Monique, Léa, Noëlle, Simone e Marie-Jose avevano dai tre ai cinque anni quando, tra il 1948 e il 1953, finirono nella missione cattolica di Katende, nel Congo centro-meridionale a centinaia di chilometri dai loro villaggi d’origine. Un luogo dove furono registrate con nuovi cognomi e false date di nascita, e poi costrette a crescere tra gli abusi, le violenze e le privazioni, riuscendo a ottenere la cittadinanza belga soltanto molti decenni dopo, in seguito a lunghe battaglie legali.
In anni recenti il Belgio ha cominciato a fare i conti con il suo passato coloniale, ma la vera svolta è arrivata soltanto nel 2018, quando l’allora primo ministro Charles Michel presentò le scuse ufficiali ai figli meticci della colonizzazione affermando che lo Stato aveva violato a lungo i loro diritti umani fondamentali. Le cinque donne si rivolsero allora a Michèle Hirsch, un’avvocata di Bruxelles nota per aver rappresentato le vittime del genocidio in Ruanda, e dopo averle raccontato le loro infanzie segnate dallo sradicamento forzato, dalla fame, dalle violenze e dagli stupri, la incaricarono di intentare una causa legale contro lo stato belga.
Le cinque donne non si sono arrese neanche di fronte a un percorso che si rivelò subito in salita, e al tribunale di primo grado che nel 2021 ha respinto le loro istanze sostenendo che durante l’era coloniale l’allontanamento forzato e la segregazione non costituivano un crimine. Dopo una battaglia legale durata altri tre anni, lunedì scorso la Corte d’appello ha rovesciato il verdetto di primo grado affermando che è stato violato il loro diritto all’identità e alla vita familiare e tutto ciò ha causato loro gravi danni psicologici. La corte, nel motivare la sua sentenza, ha sottolineato come il Belgio abbia continuato a implementare questa politica anche dopo la Seconda Guerra Mondiale, quando il concetto di crimine contro l’umanità era già stato codificato dallo statuto del Tribunale di Norimberga.
I giudici di Bruxelles hanno inoltre ordinato allo Stato belga di risarcire le ricorrenti per le sofferenze causate dalla rottura del legame con la madre e l’ambiente domestico.
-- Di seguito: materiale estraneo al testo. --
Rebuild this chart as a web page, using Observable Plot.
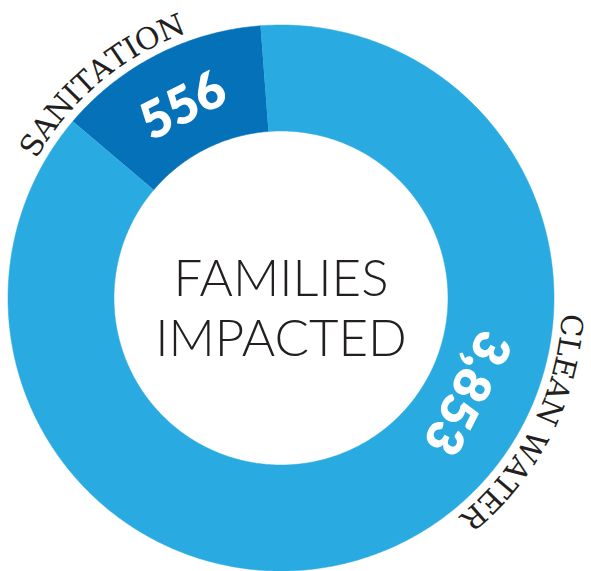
<!DOCTYPE html>
<html><head><meta charset="utf-8">
<script src="https://cdn.jsdelivr.net/npm/d3@7"></script>
<script src="https://cdn.jsdelivr.net/npm/@observablehq/plot@0.6"></script>
<style>html,body{margin:0;padding:0;background:#fff;overflow:hidden}</style>
</head><body><div id="chart"></div>
<script>
const categories = ["SANITATION", "CLEAN WATER"];
const values = [556, 3853];
const valueLabels = ["556", "3,853"];
const centerTitle = ["FAMILIES", "IMPACTED"];
const colors = ["#0571b9", "#29aae1"];

const W = 591, H = 571;
const cx = 280.5, cy = 297.5;          // ring centre in pixels
const R0 = 167, R1 = 273;              // inner / outer radius
const deg = Math.PI / 180;
const start = -49.7 * deg;

const rows = categories.map((c, i) => ({category: c, value: values[i], label: valueLabels[i]}));
const arcs = d3.pie().sort(null).value(d => d.value).startAngle(start).endAngle(start + 2 * Math.PI)(rows);

// ring polygons
const ring = [];
arcs.forEach(a => {
  const n = Math.max(2, Math.ceil((a.endAngle - a.startAngle) / (0.5 * deg)));
  for (let k = 0; k <= n; k++) {
    const t = a.startAngle + (a.endAngle - a.startAngle) * k / n;
    ring.push({category: a.data.category, x: R1 * Math.sin(t), y: R1 * Math.cos(t)});
  }
  for (let k = n; k >= 0; k--) {
    const t = a.startAngle + (a.endAngle - a.startAngle) * k / n;
    ring.push({category: a.data.category, x: R0 * Math.sin(t), y: R0 * Math.cos(t)});
  }
});

// value labels (inside ring, rotated along the tangent)
const valueAngle = {"SANITATION": null, "CLEAN WATER": 117};
const valueRadius = {"SANITATION": 215, "CLEAN WATER": 208};
const valuePts = arcs.map(a => {
  const ang = valueAngle[a.data.category] != null ? valueAngle[a.data.category] * deg : (a.startAngle + a.endAngle) / 2;
  const r = valueRadius[a.data.category];
  return {text: a.data.label, x: r * Math.sin(ang), y: r * Math.cos(ang), rot: ang / deg};
});

// curved category labels outside the ring
const outerFont = "'DejaVu Serif'";
const outerSize = 30;
const outerCenter = {"SANITATION": -40, "CLEAN WATER": 117};
const outerR = 291;
const track = 0.3;
const ctx = document.createElement("canvas").getContext("2d");
ctx.font = `${outerSize}px ${outerFont}`;
const letters = [];
categories.forEach(c => {
  const chars = [...c];
  const widths = chars.map(ch => ctx.measureText(ch).width + track);
  const total = d3.sum(widths);
  let s = -total / 2;
  chars.forEach((ch, i) => {
    const mid = s + widths[i] / 2;
    s += widths[i];
    const ang = outerCenter[c] * deg + mid / outerR;
    letters.push({ch, x: outerR * Math.sin(ang), y: outerR * Math.cos(ang), rot: ang / deg});
  });
});

const titleRows = centerTitle.map((t, i) => ({text: t, x: 0, y: 2.5 - i * 60}));

const chart = Plot.plot({
  width: W, height: H, margin: 0,
  x: {domain: [-cx, W - cx], axis: null},
  y: {domain: [cy - H, cy], axis: null},
  color: {domain: categories, range: colors},
  marks: [
    Plot.line(ring, {x: "x", y: "y", z: "category", fill: "category", stroke: "category", strokeWidth: 0.5, curve: "linear"}),
    Plot.text(valuePts, {x: "x", y: "y", text: "text", rotate: "rot", fill: "white", fontSize: 51, fontWeight: 800, fontFamily: "Lato", lineAnchor: "middle", textAnchor: "middle"}),
    Plot.text(letters, {x: "x", y: "y", text: "ch", rotate: "rot", fill: "#231f20", fontSize: outerSize, fontFamily: outerFont, lineAnchor: "middle", textAnchor: "middle"}),
    Plot.text(titleRows, {x: "x", y: "y", text: "text", fill: "#231f20", fontSize: 51, fontWeight: 300, fontFamily: "Lato", lineAnchor: "bottom", textAnchor: "middle"})
  ]
});
document.getElementById("chart").appendChild(chart);
</script>
</body></html>
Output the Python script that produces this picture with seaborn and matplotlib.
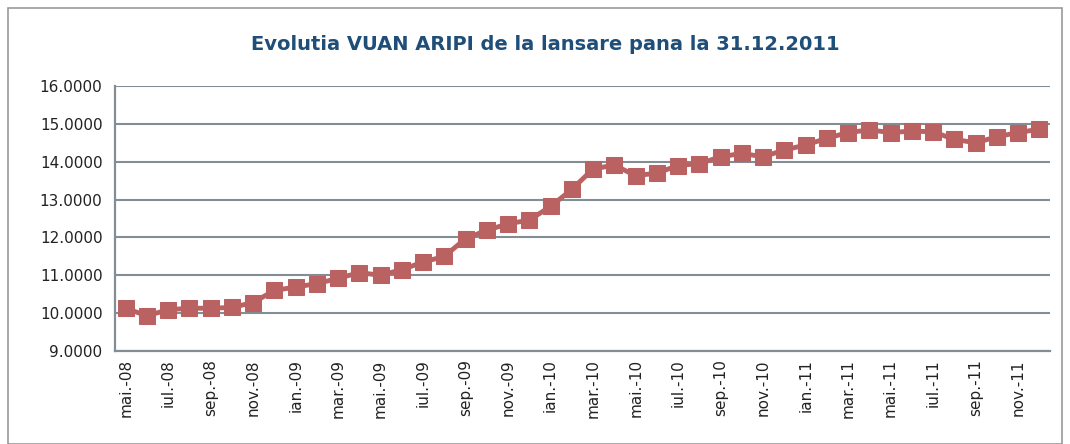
import seaborn as sns
import matplotlib.pyplot as plt
import pandas as pd
from matplotlib.patches import Rectangle

# monthly VUAN, mai-08 .. dec-11
luni = ['mai', 'iun', 'iul', 'aug', 'sep', 'oct', 'nov', 'dec',
        'ian', 'feb', 'mar', 'apr']
ani = ['08'] * 8 + ['09'] * 12 + ['10'] * 12 + ['11'] * 12
etichete = [luni[i % 12] + '.-' + a for i, a in enumerate(ani)]

vuan = [10.13, 9.93, 10.09, 10.13, 10.13, 10.15, 10.28, 10.60,
        10.69, 10.78, 10.92, 11.07, 11.00, 11.15, 11.35, 11.50,
        11.97, 12.19, 12.36, 12.46, 12.82, 13.27, 13.81, 13.91,
        13.63, 13.70, 13.90, 13.95, 14.13, 14.22, 14.13, 14.31,
        14.44, 14.62, 14.77, 14.84, 14.77, 14.81, 14.79, 14.59,
        14.50, 14.66, 14.77, 14.86]

df = pd.DataFrame({'idx': range(len(vuan)), 'luna': etichete, 'vuan': vuan})

sns.set_style('white')
plt.rcParams['font.family'] = ['DejaVu Sans']

fig = plt.figure(figsize=(10.7, 4.44), dpi=100)
ax = fig.add_axes([115 / 1070, 1 - 351 / 444, 935 / 1070, 265 / 444])

sns.lineplot(data=df, x='idx', y='vuan', ax=ax, color='#BA6262', linewidth=3.5,
             marker='s', markersize=11, markeredgecolor='#BA6262', zorder=3)

ax.set_xlim(-0.5, len(vuan) - 0.5)
ax.set_ylim(9, 16)
ax.set_yticks(range(9, 17))
ax.set_yticklabels(['%.4f' % v for v in range(9, 17)], fontsize=11, color='#222222')
ax.yaxis.grid(True, color='#848C94', linewidth=1.5)
ax.set_axisbelow(True)

ax.set_xticks(range(0, len(vuan), 2))
ax.set_xticklabels(etichete[::2], rotation=90, fontsize=11, color='#222222')
ax.tick_params(axis='x', which='major', length=0, pad=6)
ax.set_xticks([i - 0.5 for i in range(0, len(vuan) + 1, 2)], minor=True)
ax.tick_params(axis='x', which='minor', length=5, color='#848C94', width=1.5)
ax.tick_params(axis='y', length=5, color='#848C94', width=1.5, pad=4)

for s in ['top', 'right']:
    ax.spines[s].set_visible(False)
for s in ['left', 'bottom']:
    ax.spines[s].set_color('#848C94')
    ax.spines[s].set_linewidth(1.6)

ax.set_xlabel('')
ax.set_ylabel('')

fig.text(545 / 1070, 1 - 45 / 444, 'Evolutia VUAN ARIPI de la lansare pana la 31.12.2011',
         ha='center', va='center', fontsize=14, fontweight='bold', color='#1F4E79')

fig.patches.append(Rectangle((8 / 1070, 0.0), 1054 / 1070, 1 - 8 / 444,
                             transform=fig.transFigure, fill=False,
                             edgecolor='#999999', linewidth=1.2))

fig.savefig('out.png', dpi=100)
Un risarcimento non ingente, che le cinque donne avevano quantificato in 50mila euro ciascuna per limitare i rischi in caso di mancata condanna. La loro avvocata, Michèle Hirsch, ha dunque tutte le ragioni per definirla una decisione storica che potrebbe incoraggiare altre vittime di crimini coloniali a cercare giustizia. Ancora oggi le ferite di quell’epoca restano profonde e altri paesi dal passato coloniale come la Gran Bretagna, la Francia e la Germania affrontano da tempo richieste di risarcimenti per i crimini commessi dai loro imperi.
Durante il lungo dominio del Belgio sui territori dell’attuale Repubblica Democratica del Congo, del Ruanda e del Burundi si calcola che circa 20mila bambini nati da coloni bianchi e donne nere locali siano stati colpiti dalla politica di allontanamento forzato e segregazione. Secondo Rym Khadhraoui, ricercatrice di Amnesty International che ha seguito da vicino il caso delle cinque donne meticce del Congo, “questa sentenza rappresenta un passo verso la definitiva assunzione di responsabilità del colonialismo europeo”.